- Do this -
Give again, verbatim, the lines between the line that contains "What Chart.js code" and the line that contains "0.058, 0.061, 0.055, 0.054, 0.052, 0.052, 0.052];", counting both ends. Pictures are excluded from the copy.

>> start

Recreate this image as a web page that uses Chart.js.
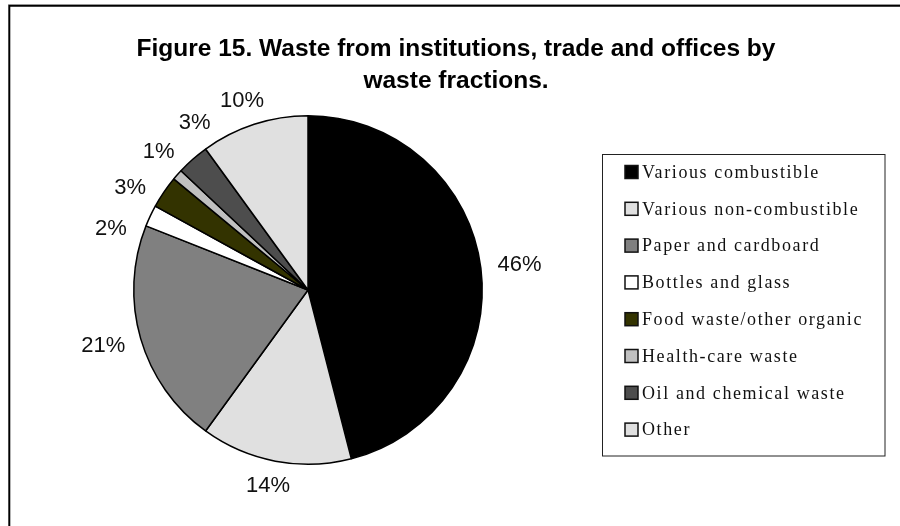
<!DOCTYPE html>
<html>
<head>
<meta charset="utf-8">
<title>Figure 15. Waste from institutions, trade and offices by waste fractions.</title>
<script src="https://cdn.jsdelivr.net/npm/chart.js@4.4.1/dist/chart.umd.min.js"></script>
<style>
  html, body { margin: 0; padding: 0; background: #ffffff; }
  #wrap { width: 900px; height: 526px; }
</style>
</head>
<body>
<div id="wrap"><canvas id="chart" width="900" height="526"></canvas></div>
<script>
// Waste fractions, share of total (%)
const categories = [
  'Various combustible',
  'Various non-combustible',
  'Paper and cardboard',
  'Bottles and glass',
  'Food waste/other organic',
  'Health-care waste',
  'Oil and chemical waste',
  'Other'
];
const shares = [46, 14, 21, 2, 3, 1, 3, 10];
const titleLines = [
  'Figure 15. Waste from institutions, trade and offices by',
  'waste fractions.'
];

// Fill colour for each fraction
const palette = ['#000000', '#e0e0e0', '#808080', '#ffffff', '#333300', '#c0c0c0', '#4d4d4d', '#e0e0e0'];

// Outer frame (left and top rules) and the two-line heading
const framePlugin = {
  id: 'frameAndHeading',
  afterDraw(chart) {
    const ctx = chart.ctx;
    ctx.save();
    ctx.strokeStyle = '#c8c8c8';
    ctx.lineWidth = 1;
    ctx.beginPath();
    ctx.moveTo(8, 4.5); ctx.lineTo(900, 4.5);
    ctx.stroke();
    ctx.strokeStyle = '#000000';
    ctx.lineWidth = 2;
    ctx.beginPath();
    ctx.moveTo(9.3, 526); ctx.lineTo(9.3, 5.8); ctx.lineTo(900, 5.8);
    ctx.stroke();

    ctx.fillStyle = '#000000';
    ctx.font = 'bold 24.5px "Liberation Sans", Arial, sans-serif';
    ctx.textAlign = 'center';
    ctx.textBaseline = 'alphabetic';
    titleLines.forEach((line, i) => ctx.fillText(line, 456, 56 + i * 32));
    ctx.restore();
  }
};

// Percentage labels just outside each slice; neighbouring labels of thin
// slices are fanned out so they keep a minimum angular distance.
const percentLabels = {
  id: 'percentLabels',
  afterDatasetsDraw(chart) {
    const ctx = chart.ctx;
    const meta = chart.getDatasetMeta(0);
    const values = chart.data.datasets[0].data;
    const size = 22, gap = 17;
    const minSep = 13 * Math.PI / 180;
    const arcs = meta.data.map(a => a.getProps(['x', 'y', 'startAngle', 'endAngle', 'outerRadius'], true));
    const ang = arcs.map(p => (p.startAngle + p.endAngle) / 2);
    for (let it = 0; it < 300; it++) {
      for (let i = 0; i < ang.length - 1; i++) {
        const d = ang[i + 1] - ang[i];
        if (d < minSep) {
          const push = (minSep - d) / 2;
          ang[i] -= push;
          ang[i + 1] += push;
        }
      }
    }
    ctx.save();
    ctx.font = size + 'px "Liberation Sans", Arial, sans-serif';
    ctx.fillStyle = '#111111';
    ctx.textAlign = 'center';
    ctx.textBaseline = 'middle';
    arcs.forEach((p, i) => {
      const cx = Math.cos(ang[i]), cy = Math.sin(ang[i]);
      const text = values[i] + '%';
      const w = ctx.measureText(text).width;
      const h = size * 0.72;
      const r = p.outerRadius + gap;
      ctx.fillText(text, p.x + cx * r + cx * w / 2, p.y + cy * r + cy * h / 2);
    });
    ctx.restore();
  }
};

// Boxed legend on the right
const boxedLegend = {
  id: 'boxedLegend',
  afterDraw(chart) {
    const ctx = chart.ctx;
    const ds = chart.data.datasets[0];
    ctx.save();
    ctx.strokeStyle = '#222222';
    ctx.lineWidth = 1;
    ctx.strokeRect(602.5, 154.5, 282.5, 301.5);
    ctx.font = '18px "Liberation Serif", "Times New Roman", serif';
    ctx.textAlign = 'left';
    ctx.textBaseline = 'middle';
    chart.data.labels.forEach((label, i) => {
      const y = 172 + i * 36.8;
      ctx.fillStyle = ds.backgroundColor[i];
      ctx.fillRect(625, y - 6.5, 13, 13);
      ctx.lineWidth = 1.5;
      ctx.strokeStyle = '#111111';
      ctx.strokeRect(625, y - 6.5, 13, 13);
      ctx.fillStyle = '#111111';
      ctx.letterSpacing = '1.6px';
      ctx.fillText(label, 642, y + 1);
      ctx.letterSpacing = '0px';
    });
    ctx.restore();
  }
};

new Chart(document.getElementById('chart'), {
  type: 'pie',
  data: {
    labels: categories,
    datasets: [{
      data: shares,
      backgroundColor: palette,
      borderColor: '#000000',
      borderWidth: 1.5
    }]
  },
  options: {
    responsive: false,
    devicePixelRatio: 1,
    animation: false,
    layout: { padding: { left: 133, right: 417, top: 115, bottom: 61 } },
    plugins: {
      legend: { display: false },
      title: { display: false },
      tooltip: { enabled: false }
    }
  },
  plugins: [percentLabels, boxedLegend, framePlugin]
});
</script>
</body>
</html>
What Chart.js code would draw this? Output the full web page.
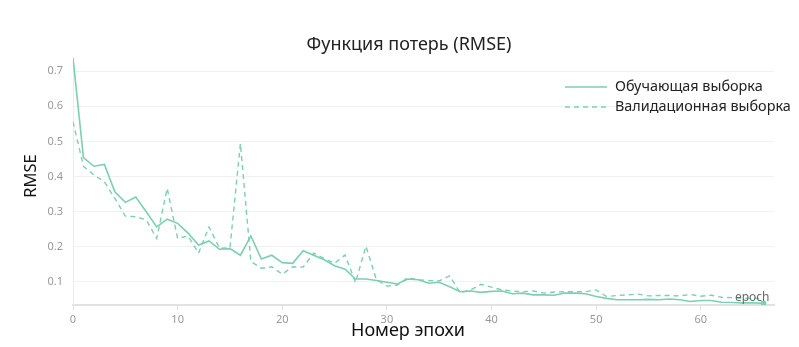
<!DOCTYPE html>
<html>
<head>
<meta charset="utf-8">
<script src="https://cdn.jsdelivr.net/npm/chart.js@4.4.0/dist/chart.umd.min.js"></script>
<style>
  html, body { margin: 0; padding: 0; background: #fff; }
  canvas { display: block; }
</style>
</head>
<body>
<canvas id="lossChart" width="799" height="347"></canvas>
<script>
// epochs (x axis)
const epochs = [0, 1, 2, 3, 4, 5, 6, 7, 8, 9, 10, 11, 12, 13, 14, 15, 16, 17, 18, 19,
  20, 21, 22, 23, 24, 25, 26, 27, 28, 29, 30, 31, 32, 33, 34, 35, 36, 37, 38, 39,
  40, 41, 42, 43, 44, 45, 46, 47, 48, 49, 50, 51, 52, 53, 54, 55, 56, 57, 58, 59,
  60, 61, 62, 63, 64, 65, 66];

// RMSE on training set
const trainRmse = [0.738, 0.454, 0.429, 0.434, 0.356, 0.326, 0.341, 0.299, 0.256, 0.278,
  0.266, 0.238, 0.204, 0.216, 0.192, 0.194, 0.175, 0.230, 0.164, 0.175,
  0.154, 0.152, 0.188, 0.175, 0.162, 0.145, 0.135, 0.107, 0.107, 0.103,
  0.098, 0.093, 0.107, 0.105, 0.095, 0.098, 0.085, 0.071, 0.073, 0.069,
  0.072, 0.073, 0.065, 0.067, 0.062, 0.062, 0.061, 0.067, 0.067, 0.065,
  0.057, 0.052, 0.048, 0.048, 0.048, 0.049, 0.048, 0.050, 0.048, 0.043,
  0.046, 0.046, 0.041, 0.040, 0.039, 0.039, 0.038];

// RMSE on validation set
const validRmse = [0.556, 0.429, 0.404, 0.385, 0.337, 0.287, 0.285, 0.276, 0.223, 0.366,
  0.223, 0.230, 0.181, 0.256, 0.195, 0.196, 0.494, 0.157, 0.138, 0.142,
  0.121, 0.142, 0.141, 0.181, 0.166, 0.152, 0.176, 0.097, 0.201, 0.105,
  0.087, 0.090, 0.111, 0.105, 0.103, 0.102, 0.116, 0.068, 0.076, 0.092,
  0.084, 0.076, 0.073, 0.071, 0.073, 0.067, 0.070, 0.071, 0.071, 0.071,
  0.076, 0.057, 0.060, 0.062, 0.064, 0.059, 0.060, 0.060, 0.059, 0.063,
  0.058, 0.061, 0.055, 0.054, 0.052, 0.052, 0.052];

const seriesNames = ['Обучающая выборка', 'Валидационная выборка'];
const chartTitle = 'Функция потерь (RMSE)';
const xTitle = 'Номер эпохи';
const yTitle = 'RMSE';

const lineColor = '#7dcfb3';
const FONT = '"Noto Sans", "Open Sans", sans-serif';

function toPoints(values) {
  return values.map((v, i) => ({ x: epochs[i], y: v }));
}

// legend drawn inside the plot, upper right
const cornerLegend = {
  id: 'cornerLegend',
  afterDatasetsDraw(chart) {
    const ctx = chart.ctx;
    ctx.save();
    ctx.font = '14.4px ' + FONT;
    ctx.textBaseline = 'middle';
    ctx.textAlign = 'left';
    chart.data.datasets.forEach((ds, i) => {
      const y = 87 + i * 20;
      ctx.strokeStyle = ds.borderColor;
      ctx.lineWidth = ds.borderWidth;
      ctx.setLineDash(ds.borderDash || []);
      ctx.beginPath();
      ctx.moveTo(565, y);
      ctx.lineTo(607, y);
      ctx.stroke();
      ctx.setLineDash([]);
      ctx.fillStyle = '#222';
      ctx.fillText(ds.label, 615, y);
    });
    ctx.restore();
  }
};

// chart title and axis titles (space is reserved by layout / afterFit)
const titles = {
  id: 'titles',
  afterDraw(chart) {
    const ctx = chart.ctx;
    ctx.save();
    ctx.textAlign = 'center';
    ctx.textBaseline = 'middle';
    ctx.fillStyle = '#222';
    ctx.font = '18px ' + FONT;
    ctx.fillText(chartTitle, 409, 45);
    ctx.fillStyle = '#111';
    ctx.font = '18px ' + FONT;
    ctx.fillText(xTitle, 408, 331);
    ctx.translate(31, 176);
    ctx.rotate(-Math.PI / 2);
    ctx.font = '16.5px ' + FONT;
    ctx.fillText(yTitle, 0, 0);
    ctx.restore();
  }
};

// small "epoch" note at the end of the x axis
const epochNote = {
  id: 'epochNote',
  afterDatasetsDraw(chart) {
    const {ctx, scales} = chart;
    ctx.save();
    ctx.font = '12px ' + FONT;
    ctx.fillStyle = '#666';
    ctx.textAlign = 'right';
    ctx.textBaseline = 'middle';
    ctx.fillText('epoch', scales.x.getPixelForValue(epochs[epochs.length - 1]) + 6, scales.y.getPixelForValue(0.0535));
    ctx.restore();
  }
};

const lastIdx = epochs.length - 1;

new Chart(document.getElementById('lossChart').getContext('2d'), {
  type: 'line',
  data: {
    datasets: [{
      label: seriesNames[0],
      data: toPoints(trainRmse),
      borderColor: lineColor,
      backgroundColor: lineColor,
      borderWidth: 1.6,
      pointRadius: ctx => ctx.dataIndex === lastIdx ? 2 : 0,
      tension: 0
    }, {
      label: seriesNames[1],
      data: toPoints(validRmse),
      borderColor: lineColor,
      backgroundColor: lineColor,
      borderWidth: 1.4,
      borderDash: [5, 4],
      pointRadius: 0,
      tension: 0
    }]
  },
  options: {
    responsive: false,
    devicePixelRatio: 1,
    animation: false,
    layout: { padding: { left: 0, right: 25, top: 58, bottom: 0 } },
    plugins: {
      legend: { display: false },
      tooltip: { enabled: false },
      title: { display: false }
    },
    scales: {
      x: {
        type: 'linear',
        min: 0,
        max: 67,
        afterFit(scale) { scale.height = 42; },
        ticks: {
          stepSize: 10,
          includeBounds: false,
          color: '#999',
          font: { family: FONT, size: 11 },
          padding: 3,
          maxRotation: 0
        },
        grid: {
          drawOnChartArea: false,
          drawTicks: true,
          tickLength: 5,
          color: '#e2e2e2'
        },
        border: { color: '#e2e2e2', width: 2 }
      },
      y: {
        min: 0.033,
        max: 0.738,
        afterFit(scale) { scale.width = 73; },
        ticks: {
          stepSize: 0.1,
          includeBounds: false,
          color: '#999',
          font: { family: FONT, size: 11 },
          padding: 10,
          callback: v => v.toFixed(1)
        },
        grid: {
          drawTicks: false,
          color: '#f1f1f1'
        },
        border: { color: '#ececec', width: 1 }
      }
    }
  },
  plugins: [cornerLegend, titles, epochNote]
});
</script>
</body>
</html>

>> end

- Completed task -
What Chart.js code would draw this? Output the full web page.
<!DOCTYPE html>
<html>
<head>
<meta charset="utf-8">
<script src="https://cdn.jsdelivr.net/npm/chart.js@4.4.0/dist/chart.umd.min.js"></script>
<style>
  html, body { margin: 0; padding: 0; background: #fff; }
  canvas { display: block; }
</style>
</head>
<body>
<canvas id="lossChart" width="799" height="347"></canvas>
<script>
// epochs (x axis)
const epochs = [0, 1, 2, 3, 4, 5, 6, 7, 8, 9, 10, 11, 12, 13, 14, 15, 16, 17, 18, 19,
  20, 21, 22, 23, 24, 25, 26, 27, 28, 29, 30, 31, 32, 33, 34, 35, 36, 37, 38, 39,
  40, 41, 42, 43, 44, 45, 46, 47, 48, 49, 50, 51, 52, 53, 54, 55, 56, 57, 58, 59,
  60, 61, 62, 63, 64, 65, 66];

// RMSE on training set
const trainRmse = [0.738, 0.454, 0.429, 0.434, 0.356, 0.326, 0.341, 0.299, 0.256, 0.278,
  0.266, 0.238, 0.204, 0.216, 0.192, 0.194, 0.175, 0.230, 0.164, 0.175,
  0.154, 0.152, 0.188, 0.175, 0.162, 0.145, 0.135, 0.107, 0.107, 0.103,
  0.098, 0.093, 0.107, 0.105, 0.095, 0.098, 0.085, 0.071, 0.073, 0.069,
  0.072, 0.073, 0.065, 0.067, 0.062, 0.062, 0.061, 0.067, 0.067, 0.065,
  0.057, 0.052, 0.048, 0.048, 0.048, 0.049, 0.048, 0.050, 0.048, 0.043,
  0.046, 0.046, 0.041, 0.040, 0.039, 0.039, 0.038];

// RMSE on validation set
const validRmse = [0.556, 0.429, 0.404, 0.385, 0.337, 0.287, 0.285, 0.276, 0.223, 0.366,
  0.223, 0.230, 0.181, 0.256, 0.195, 0.196, 0.494, 0.157, 0.138, 0.142,
  0.121, 0.142, 0.141, 0.181, 0.166, 0.152, 0.176, 0.097, 0.201, 0.105,
  0.087, 0.090, 0.111, 0.105, 0.103, 0.102, 0.116, 0.068, 0.076, 0.092,
  0.084, 0.076, 0.073, 0.071, 0.073, 0.067, 0.070, 0.071, 0.071, 0.071,
  0.076, 0.057, 0.060, 0.062, 0.064, 0.059, 0.060, 0.060, 0.059, 0.063,
  0.058, 0.061, 0.055, 0.054, 0.052, 0.052, 0.052];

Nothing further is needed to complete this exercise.